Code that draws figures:
- - -
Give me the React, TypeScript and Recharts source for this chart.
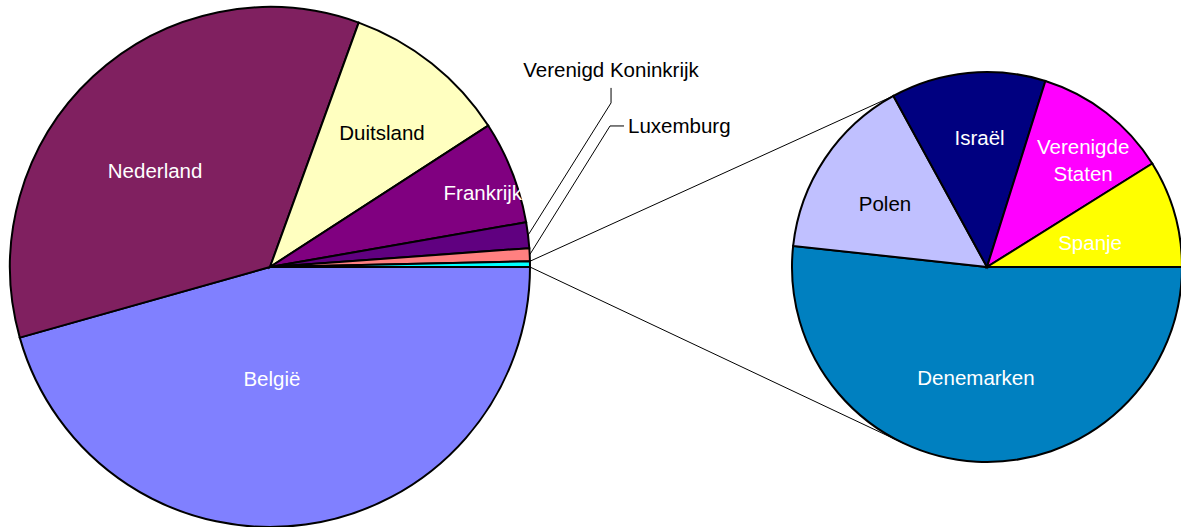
import { PieChart, Pie, Cell } from 'recharts';

// first pie, clockwise from 3 o'clock
const leftNames = ['België', 'Nederland', 'Duitsland', 'Frankrijk', 'Verenigd Koninkrijk', 'Luxemburg', 'Overig'];
const leftValues = [45.6, 34.9, 10.3, 6.4, 1.6, 0.8, 0.35];
const leftColors = ['#8080FF', '#802060', '#FFFFC0', '#800080', '#600080', '#FF8080', '#00FFFF'];

// second pie: breakdown of "Overig"
const rightNames = ['Denemarken', 'Polen', 'Israël', 'Verenigde Staten', 'Spanje'];
const rightValues = [51.7, 15.3, 12.8, 11.25, 8.9];
const rightColors = ['#0080C0', '#C0C0FF', '#000080', '#FF00FF', '#FFFF00'];

const leftData = leftNames.map((name, i) => ({ name, value: leftValues[i] }));
const rightData = rightNames.map((name, i) => ({ name, value: rightValues[i] }));

const LEFT = { cx: 270, cy: 267, r: 260 };
const RIGHT = { cx: 987, cy: 267, r: 195 };
const CONNECT_TOP = 241.4;
const FONT = '"Liberation Sans", Arial, sans-serif';
const FS = 20.5;

type Place = { r: number; da: number; fill: string; anchor?: 'start' | 'middle' };

// label spot as fraction of radius + angle nudge (degrees, clockwise) from the slice middle
const places: Record<string, Place> = {
  'België': { r: 0.43, da: 6.9, fill: '#fff' },
  Nederland: { r: 0.576, da: -7.2, fill: '#fff' },
  Duitsland: { r: 0.672, da: 1.4, fill: '#000' },
  Frankrijk: { r: 0.867, da: 2.2, fill: '#fff' },
  'Verenigd Koninkrijk': { r: 1.515, da: -23, fill: '#000' },
  Luxemburg: { r: 1.48, da: -18.8, fill: '#000', anchor: 'start' },
  Denemarken: { r: 0.567, da: 2.6, fill: '#fff' },
  Polen: { r: 0.615, da: -2.05, fill: '#000' },
  'Israël': { r: 0.664, da: 2.35, fill: '#fff' },
  'Verenigde Staten': { r: 0.74, da: 4.1, fill: '#fff' },
  Spanje: { r: 0.544, da: 2.4, fill: '#fff' },
};

const RAD = Math.PI / 180;
const at = (cx: number, cy: number, r: number, deg: number) => ({
  x: cx + r * Math.cos(deg * RAD),
  y: cy + r * Math.sin(deg * RAD),
});

// lower tangent point on the second pie seen from point (x, y)
function lowerTangent(x: number, y: number) {
  const dx = x - RIGHT.cx;
  const dy = y - RIGHT.cy;
  const d = Math.hypot(dx, dy);
  const base = Math.atan2(dy, dx) / RAD;
  const off = Math.acos(RIGHT.r / d) / RAD;
  const a1 = base - off;
  const a2 = base + off;
  const p1 = at(RIGHT.cx, RIGHT.cy, RIGHT.r, a1);
  const p2 = at(RIGHT.cx, RIGHT.cy, RIGHT.r, a2);
  return p1.y > p2.y ? p1 : p2;
}

function labelText(name: string, p: Place, x: number, y: number) {
  const words = name === 'Verenigde Staten' ? ['Verenigde', 'Staten'] : [name];
  return (
    <text
      x={x}
      y={y}
      fill={p.fill}
      fontFamily={FONT}
      fontSize={FS}
      textAnchor={p.anchor ?? 'middle'}
      dominantBaseline="central"
    >
      {words.length === 1
        ? name
        : words.map((w, i) => (
            <tspan key={w} x={x} dy={i === 0 ? -13.5 : 27}>
              {w}
            </tspan>
          ))}
    </text>
  );
}

function renderLeftLabel(props: any) {
  const { cx, cy, midAngle, outerRadius, startAngle, endAngle, index } = props;
  const name = leftNames[index];
  if (name === 'Overig') {
    const a = at(cx, cy, outerRadius, -startAngle);
    const b = at(cx, cy, outerRadius, -endAngle);
    const p = at(RIGHT.cx, RIGHT.cy, RIGHT.r, CONNECT_TOP);
    const q = lowerTangent(b.x, b.y);
    return (
      <g key="connectors">
        <line x1={a.x} y1={a.y} x2={p.x} y2={p.y} stroke="#000" strokeWidth={1} />
        <line x1={b.x} y1={b.y} x2={q.x} y2={q.y} stroke="#000" strokeWidth={1} />
      </g>
    );
  }
  const p = places[name];
  const mid = -midAngle;
  const pos = at(cx, cy, outerRadius * p.r, mid + p.da);
  if (name === 'Verenigd Koninkrijk') {
    const edge = at(cx, cy, outerRadius, mid);
    return (
      <g key={name}>
        <polyline
          points={`${edge.x},${edge.y} ${pos.x},${pos.y + 33} ${pos.x},${pos.y + 18}`}
          fill="none"
          stroke="#000"
          strokeWidth={1}
        />
        {labelText(name, p, pos.x, pos.y)}
      </g>
    );
  }
  if (name === 'Luxemburg') {
    const edge = at(cx, cy, outerRadius, mid);
    return (
      <g key={name}>
        <polyline
          points={`${edge.x},${edge.y} ${pos.x - 18},${pos.y} ${pos.x - 4},${pos.y}`}
          fill="none"
          stroke="#000"
          strokeWidth={1}
        />
        {labelText(name, p, pos.x, pos.y)}
      </g>
    );
  }
  return <g key={name}>{labelText(name, p, pos.x, pos.y)}</g>;
}

function renderRightLabel(props: any) {
  const { cx, cy, midAngle, outerRadius, index } = props;
  const name = rightNames[index];
  const p = places[name];
  const pos = at(cx, cy, outerRadius * p.r, -midAngle + p.da);
  return <g key={name}>{labelText(name, p, pos.x, pos.y)}</g>;
}

export default function App() {
  return (
    <div style={{ position: 'absolute', left: 0, top: 0, width: 1181, height: 527, background: '#fff' }}>
      <PieChart width={1181} height={527} margin={{ top: 0, right: 0, bottom: 0, left: 0 }}>
        <Pie
          data={leftData}
          dataKey="value"
          nameKey="name"
          cx={LEFT.cx}
          cy={LEFT.cy}
          outerRadius={LEFT.r}
          startAngle={0}
          endAngle={-360}
          stroke="#000"
          strokeWidth={2}
          labelLine={false}
          label={renderLeftLabel}
          isAnimationActive={false}
        >
          {leftData.map((d, i) => (
            <Cell key={d.name} fill={leftColors[i]} />
          ))}
        </Pie>
        <Pie
          data={rightData}
          dataKey="value"
          nameKey="name"
          cx={RIGHT.cx}
          cy={RIGHT.cy}
          outerRadius={RIGHT.r}
          startAngle={0}
          endAngle={-360}
          stroke="#000"
          strokeWidth={2}
          labelLine={false}
          label={renderRightLabel}
          isAnimationActive={false}
        >
          {rightData.map((d, i) => (
            <Cell key={d.name} fill={rightColors[i]} />
          ))}
        </Pie>
      </PieChart>
    </div>
  );
}
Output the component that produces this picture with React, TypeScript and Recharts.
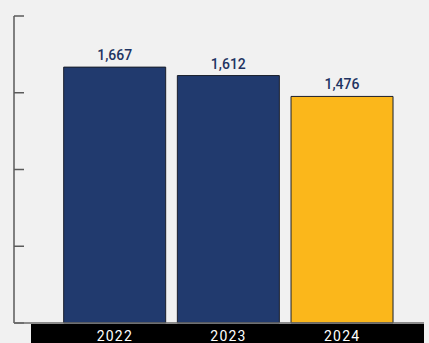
import { Bar, BarChart, Cell, LabelList, XAxis, YAxis } from "recharts";

// values
const years = ["2022", "2023", "2024"];
const values = [1667, 1612, 1476];
const barColors = ["#213a6e", "#213a6e", "#fbb71b"];
const yTicks = [0, 500, 1000, 1500, 2000];

const data = years.map((year, i) => ({ year, value: values[i] }));

// tick marks only, no labels
const NoLabel = () => <g />;

export default function App() {
    return (
        <div
            style={{
                position: "fixed",
                left: 0,
                top: 0,
                width: 429,
                height: 343,
                background: "#f1f1f1",
                fontFamily: "Roboto, sans-serif",
            }}
        >
            {/* black strip behind the year labels */}
            <div
                style={{
                    position: "absolute",
                    left: 31,
                    top: 324,
                    width: 393,
                    height: 19,
                    background: "#000",
                }}
            />
            <BarChart
                width={429}
                height={343}
                data={data}
                margin={{ top: 16, right: 5, bottom: 0, left: 14 }}
                barCategoryGap="5%"
                style={{ position: "absolute", left: 0, top: 0 }}
            >
                <YAxis
                    width={1}
                    domain={[0, 2000]}
                    ticks={yTicks}
                    tick={NoLabel}
                    mirror
                    tickSize={10}
                    stroke="#5a5a5a"
                    strokeWidth={1.5}
                />
                <XAxis
                    dataKey="year"
                    height={20}
                    padding={{ left: 44, right: 25 }}
                    tickLine={false}
                    stroke="#6a6a6a"
                    strokeWidth={1.5}
                    tick={{ fill: "#ffffff", fontSize: 14, letterSpacing: 1.2 }}
                />
                <Bar
                    dataKey="value"
                    stroke="#1a1f2c"
                    strokeWidth={1}
                    isAnimationActive={false}
                >
                    {data.map((d, i) => (
                        <Cell key={d.year} fill={barColors[i]} />
                    ))}
                    <LabelList
                        dataKey="value"
                        position="top"
                        offset={7}
                        fill="#1f3462"
                        fontSize={14}
                        fontWeight={500}
                        formatter={(v: number) => v.toLocaleString("en-US")}
                    />
                </Bar>
            </BarChart>
        </div>
    );
}
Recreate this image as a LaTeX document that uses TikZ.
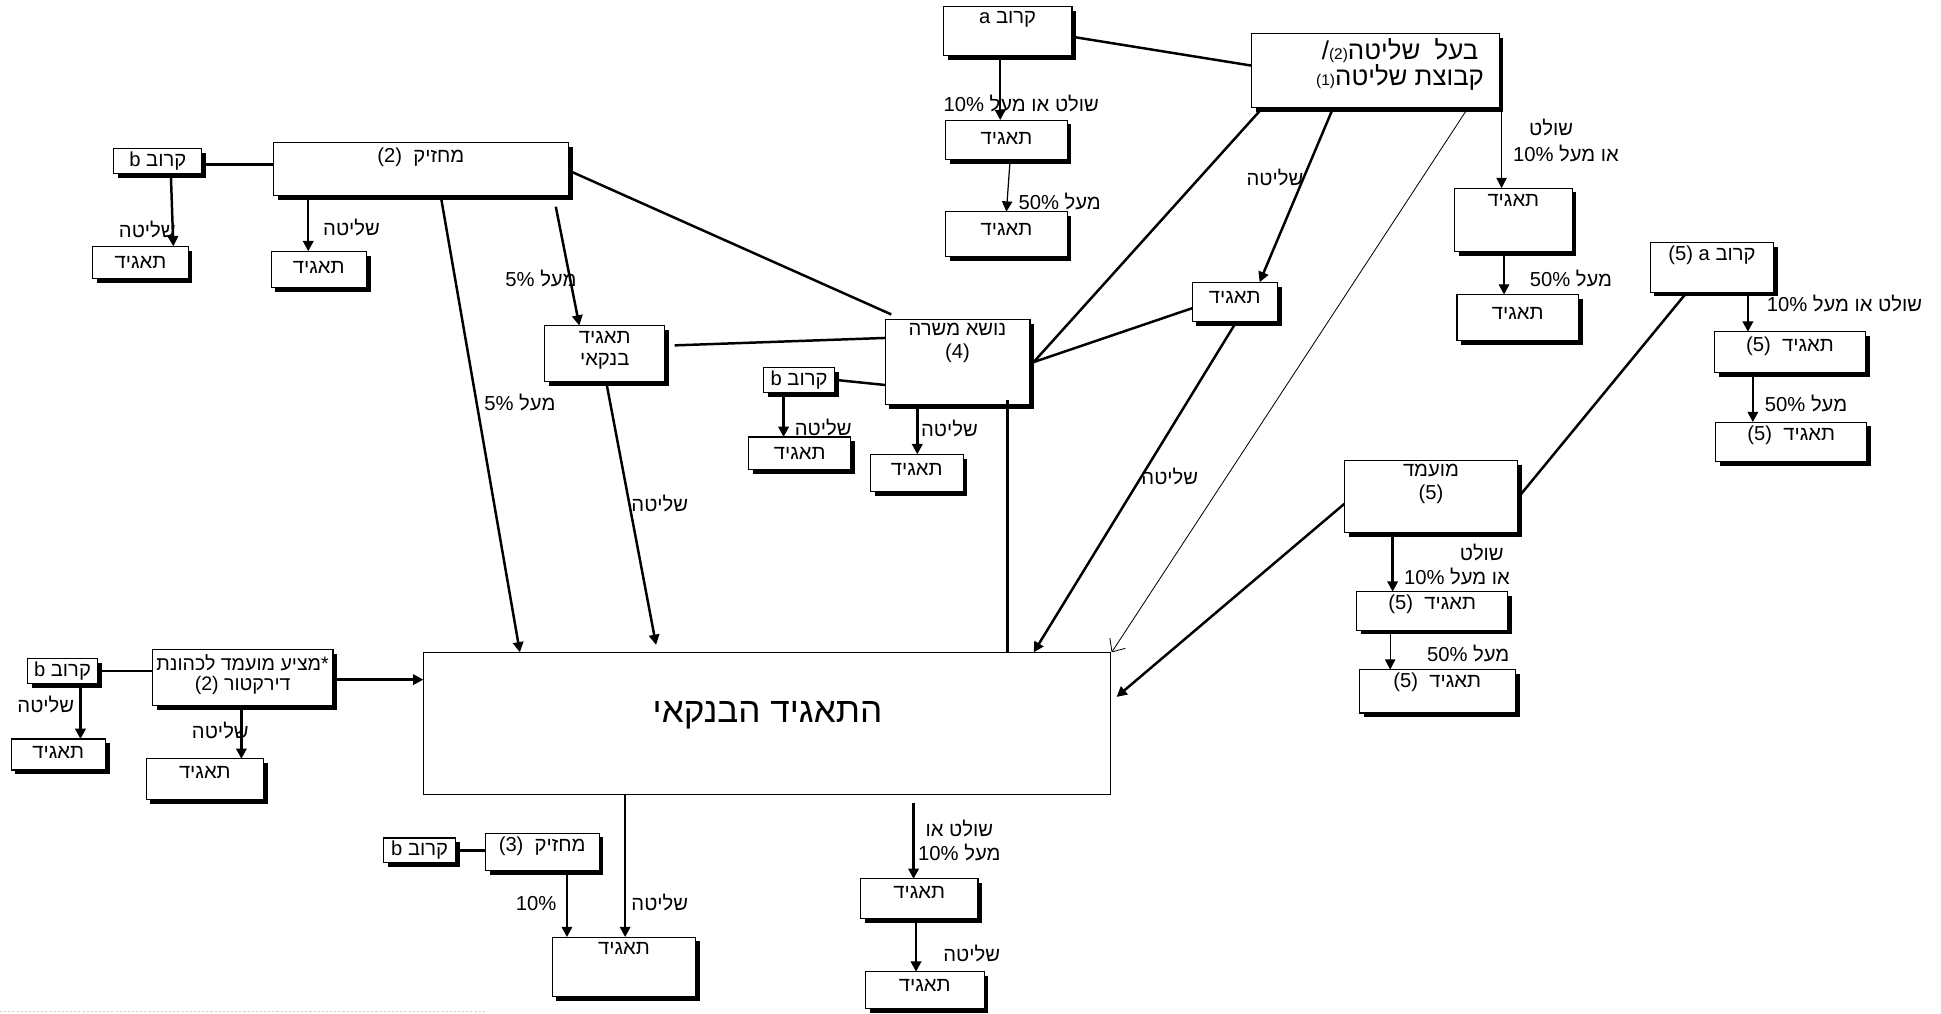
- - -
▸ Your task
Without the pictures, please reproduce each line of the listing above exactly, from the first one through the line bearing "number; da: number;".

▸ The output
Give me the React, TypeScript and Recharts source for this chart.
import { PieChart, Pie, Cell } from 'recharts';

// first pie, clockwise from 3 o'clock
const leftNames = ['België', 'Nederland', 'Duitsland', 'Frankrijk', 'Verenigd Koninkrijk', 'Luxemburg', 'Overig'];
const leftValues = [45.6, 34.9, 10.3, 6.4, 1.6, 0.8, 0.35];
const leftColors = ['#8080FF', '#802060', '#FFFFC0', '#800080', '#600080', '#FF8080', '#00FFFF'];

// second pie: breakdown of "Overig"
const rightNames = ['Denemarken', 'Polen', 'Israël', 'Verenigde Staten', 'Spanje'];
const rightValues = [51.7, 15.3, 12.8, 11.25, 8.9];
const rightColors = ['#0080C0', '#C0C0FF', '#000080', '#FF00FF', '#FFFF00'];

const leftData = leftNames.map((name, i) => ({ name, value: leftValues[i] }));
const rightData = rightNames.map((name, i) => ({ name, value: rightValues[i] }));

const LEFT = { cx: 270, cy: 267, r: 260 };
const RIGHT = { cx: 987, cy: 267, r: 195 };
const CONNECT_TOP = 241.4;
const FONT = '"Liberation Sans", Arial, sans-serif';
const FS = 20.5;

type Place = { r: number; da: number; fill: string; anchor?: 'start' | 'middle' };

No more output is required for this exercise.